Suria Bahadue always wanted to be knowledgeable about opera, so she decided to enroll in Professor DelDonna's Opera History course. (Photo: Roland Dimaya)
Suria Bahadue always wanted to be knowledgeable about opera, so she decided to enroll in Professor DelDonna's Opera History course. (Photo: Roland Dimaya)
By Kara Burritt
The only opera great that Suria Bahadue knew of when she enrolled in Professor DelDonna’s Opera History course was Beethoven—thanks to the dog from the 1992 movie of the same name. A Georgetown University junior with a double major in Biology and History, as well as a time-consuming commitment to the university’s softball team, Bahadue might not have known much about opera history before taking DelDonna’s class. She enrolled, however, with an aim to change that.
“I’ve always wanted to be knowledgeable about opera,” she says. Growing up in Miami, Bahadue knew many well-read people who seemed to know something about everything: arts, politics, literature, and Bahadue considers opera to be one of those knowledge areas that make a person well-rounded.
Given her lack of musical background and her sense that natural opera fans were the social elite, rather than college students, Bahadue was apprehensive about how challenging the material would be for her. But in Opera History, she says, “Professor DelDonna made [opera] something you would turn on the radio and listen to.”
Bahadue found DelDonna’s passion for the material contagious, and he made the material easy to understand even for students without a background in music. “He would make it a bigger picture about the opera,” says Bahadue. “He made it like a movie: how they wrote the movie, why they wrote the movie.”

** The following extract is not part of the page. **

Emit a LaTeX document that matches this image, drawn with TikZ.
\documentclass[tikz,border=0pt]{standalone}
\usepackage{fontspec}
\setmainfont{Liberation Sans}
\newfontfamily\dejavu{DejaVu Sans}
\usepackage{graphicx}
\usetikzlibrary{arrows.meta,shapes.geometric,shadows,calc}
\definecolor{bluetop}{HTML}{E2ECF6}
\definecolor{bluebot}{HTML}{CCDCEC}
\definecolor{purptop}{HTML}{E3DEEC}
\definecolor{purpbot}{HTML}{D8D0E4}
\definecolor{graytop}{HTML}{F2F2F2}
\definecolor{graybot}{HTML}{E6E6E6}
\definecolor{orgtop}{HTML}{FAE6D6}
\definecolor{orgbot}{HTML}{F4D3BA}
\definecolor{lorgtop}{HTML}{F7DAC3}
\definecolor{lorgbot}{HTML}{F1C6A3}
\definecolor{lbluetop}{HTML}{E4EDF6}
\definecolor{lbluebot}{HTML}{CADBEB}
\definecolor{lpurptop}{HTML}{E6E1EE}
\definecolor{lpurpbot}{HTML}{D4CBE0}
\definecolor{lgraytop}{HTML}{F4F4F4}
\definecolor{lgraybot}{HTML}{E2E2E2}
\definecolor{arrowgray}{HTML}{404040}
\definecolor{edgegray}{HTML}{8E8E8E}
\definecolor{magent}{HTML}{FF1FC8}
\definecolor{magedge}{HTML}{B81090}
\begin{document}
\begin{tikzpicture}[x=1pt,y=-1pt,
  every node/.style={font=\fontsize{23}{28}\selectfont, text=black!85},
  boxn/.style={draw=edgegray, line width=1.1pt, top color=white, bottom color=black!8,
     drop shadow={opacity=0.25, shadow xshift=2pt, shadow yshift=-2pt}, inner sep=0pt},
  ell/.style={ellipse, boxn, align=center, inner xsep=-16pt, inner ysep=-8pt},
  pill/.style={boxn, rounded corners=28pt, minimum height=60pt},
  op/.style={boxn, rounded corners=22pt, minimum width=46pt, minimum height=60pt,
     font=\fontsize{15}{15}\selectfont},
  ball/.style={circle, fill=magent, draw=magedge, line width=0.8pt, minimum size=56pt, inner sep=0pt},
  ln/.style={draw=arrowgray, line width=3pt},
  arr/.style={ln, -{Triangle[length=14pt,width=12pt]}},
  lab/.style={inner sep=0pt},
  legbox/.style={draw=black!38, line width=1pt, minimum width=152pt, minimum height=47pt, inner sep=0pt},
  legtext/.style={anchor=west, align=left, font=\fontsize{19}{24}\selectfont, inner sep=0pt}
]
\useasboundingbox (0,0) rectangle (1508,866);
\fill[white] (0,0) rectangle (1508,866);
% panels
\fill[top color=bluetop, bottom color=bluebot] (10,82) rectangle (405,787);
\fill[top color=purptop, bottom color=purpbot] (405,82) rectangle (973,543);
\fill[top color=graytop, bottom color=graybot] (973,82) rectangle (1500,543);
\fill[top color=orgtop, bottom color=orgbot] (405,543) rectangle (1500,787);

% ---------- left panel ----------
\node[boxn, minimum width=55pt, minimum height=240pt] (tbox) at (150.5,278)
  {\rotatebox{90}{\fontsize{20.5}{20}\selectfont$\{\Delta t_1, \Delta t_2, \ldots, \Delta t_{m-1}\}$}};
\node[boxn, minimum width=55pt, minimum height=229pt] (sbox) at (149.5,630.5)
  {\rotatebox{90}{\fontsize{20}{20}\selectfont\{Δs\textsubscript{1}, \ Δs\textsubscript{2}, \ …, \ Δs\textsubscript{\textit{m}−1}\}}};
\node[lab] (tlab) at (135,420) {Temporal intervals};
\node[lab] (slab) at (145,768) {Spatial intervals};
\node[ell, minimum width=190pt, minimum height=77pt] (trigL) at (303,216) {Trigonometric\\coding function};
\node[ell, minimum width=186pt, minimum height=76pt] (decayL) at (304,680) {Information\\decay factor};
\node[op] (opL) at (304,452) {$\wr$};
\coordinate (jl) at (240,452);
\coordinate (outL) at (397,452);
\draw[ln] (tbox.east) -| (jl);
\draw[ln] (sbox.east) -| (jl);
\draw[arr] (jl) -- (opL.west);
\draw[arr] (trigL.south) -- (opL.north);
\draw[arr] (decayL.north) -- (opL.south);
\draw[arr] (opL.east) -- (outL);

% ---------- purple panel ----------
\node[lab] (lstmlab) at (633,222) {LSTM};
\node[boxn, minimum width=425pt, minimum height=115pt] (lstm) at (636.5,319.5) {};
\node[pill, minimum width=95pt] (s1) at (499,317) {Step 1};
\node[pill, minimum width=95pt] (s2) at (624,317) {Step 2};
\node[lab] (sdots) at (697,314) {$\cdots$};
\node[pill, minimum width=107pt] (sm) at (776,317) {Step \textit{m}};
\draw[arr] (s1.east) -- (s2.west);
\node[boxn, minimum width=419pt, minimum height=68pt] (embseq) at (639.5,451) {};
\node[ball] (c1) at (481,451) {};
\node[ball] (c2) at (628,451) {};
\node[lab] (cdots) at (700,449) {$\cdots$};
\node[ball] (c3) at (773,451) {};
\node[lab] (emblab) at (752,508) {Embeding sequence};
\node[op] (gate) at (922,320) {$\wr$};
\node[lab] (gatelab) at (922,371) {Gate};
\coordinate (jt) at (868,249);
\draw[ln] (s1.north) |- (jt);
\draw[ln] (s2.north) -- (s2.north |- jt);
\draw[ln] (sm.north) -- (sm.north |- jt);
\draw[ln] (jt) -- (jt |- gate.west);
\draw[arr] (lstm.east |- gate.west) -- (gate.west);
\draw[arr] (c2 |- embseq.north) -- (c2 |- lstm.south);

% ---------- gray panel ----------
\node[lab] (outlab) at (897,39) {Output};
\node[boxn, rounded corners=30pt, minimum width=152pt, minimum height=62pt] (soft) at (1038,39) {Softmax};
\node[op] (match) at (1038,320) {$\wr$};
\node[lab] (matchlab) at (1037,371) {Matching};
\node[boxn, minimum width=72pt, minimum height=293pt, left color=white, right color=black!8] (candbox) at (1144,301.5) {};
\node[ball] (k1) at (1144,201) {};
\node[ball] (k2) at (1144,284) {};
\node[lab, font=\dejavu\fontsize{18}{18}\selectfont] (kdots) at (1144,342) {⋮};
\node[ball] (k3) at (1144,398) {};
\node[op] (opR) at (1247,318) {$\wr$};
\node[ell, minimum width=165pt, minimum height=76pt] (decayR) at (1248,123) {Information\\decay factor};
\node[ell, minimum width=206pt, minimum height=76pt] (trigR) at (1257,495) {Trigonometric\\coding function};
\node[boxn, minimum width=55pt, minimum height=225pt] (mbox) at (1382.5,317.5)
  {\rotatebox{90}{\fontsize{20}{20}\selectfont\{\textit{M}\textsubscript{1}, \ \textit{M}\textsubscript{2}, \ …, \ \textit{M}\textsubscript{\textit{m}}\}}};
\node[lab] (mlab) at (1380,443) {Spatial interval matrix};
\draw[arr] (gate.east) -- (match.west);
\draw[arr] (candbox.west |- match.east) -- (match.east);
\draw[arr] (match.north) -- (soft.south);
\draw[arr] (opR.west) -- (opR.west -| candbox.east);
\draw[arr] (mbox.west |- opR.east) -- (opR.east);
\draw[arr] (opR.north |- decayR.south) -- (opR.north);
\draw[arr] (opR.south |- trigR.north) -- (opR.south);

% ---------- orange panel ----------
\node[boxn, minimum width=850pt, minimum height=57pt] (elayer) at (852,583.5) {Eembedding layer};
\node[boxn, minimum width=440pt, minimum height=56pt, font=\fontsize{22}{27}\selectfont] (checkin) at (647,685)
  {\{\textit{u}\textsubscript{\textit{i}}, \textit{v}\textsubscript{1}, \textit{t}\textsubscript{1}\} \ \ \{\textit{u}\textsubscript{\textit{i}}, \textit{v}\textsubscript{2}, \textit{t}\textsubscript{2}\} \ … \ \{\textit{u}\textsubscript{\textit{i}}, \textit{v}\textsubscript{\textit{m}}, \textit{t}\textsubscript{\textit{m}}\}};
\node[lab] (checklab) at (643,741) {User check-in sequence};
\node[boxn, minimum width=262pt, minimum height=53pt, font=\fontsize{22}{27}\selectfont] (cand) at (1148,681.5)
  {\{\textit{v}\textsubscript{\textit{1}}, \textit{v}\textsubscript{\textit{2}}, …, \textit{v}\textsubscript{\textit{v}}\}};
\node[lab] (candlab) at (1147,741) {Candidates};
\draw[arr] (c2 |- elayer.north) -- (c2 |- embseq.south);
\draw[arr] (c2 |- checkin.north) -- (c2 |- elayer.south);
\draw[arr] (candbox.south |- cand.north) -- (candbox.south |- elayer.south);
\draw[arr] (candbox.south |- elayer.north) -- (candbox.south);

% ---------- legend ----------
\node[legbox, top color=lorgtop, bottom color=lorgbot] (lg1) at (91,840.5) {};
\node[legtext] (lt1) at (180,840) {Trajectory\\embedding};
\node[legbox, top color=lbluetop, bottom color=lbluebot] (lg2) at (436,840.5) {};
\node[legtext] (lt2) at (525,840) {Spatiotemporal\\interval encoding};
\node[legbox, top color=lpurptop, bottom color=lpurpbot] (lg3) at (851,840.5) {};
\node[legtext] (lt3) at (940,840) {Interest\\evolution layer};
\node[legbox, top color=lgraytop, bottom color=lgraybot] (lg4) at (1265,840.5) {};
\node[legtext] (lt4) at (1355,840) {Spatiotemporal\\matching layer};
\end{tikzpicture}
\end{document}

After completing Opera History last spring, Bahadue spent the summer studying abroad in Sydney. On her long list of things to do during her brief stay in Australia, she included attending two operas at the world-famous Sydney Opera House. “Seeing something in its true form away from Georgetown, after learning about it at Georgetown, was really cool,” Bahadue says.
Having relished that opera experience, she looks forward someday to attending an opera in the U.S. to compare the American interpretation of opera with the Australian. Bahadue notes that the same opera might be performed in vastly different ways on different stages. “The masterpieces of the past leave so much room for new creativity,” she says. “I guess that’s why they’re masterpieces.”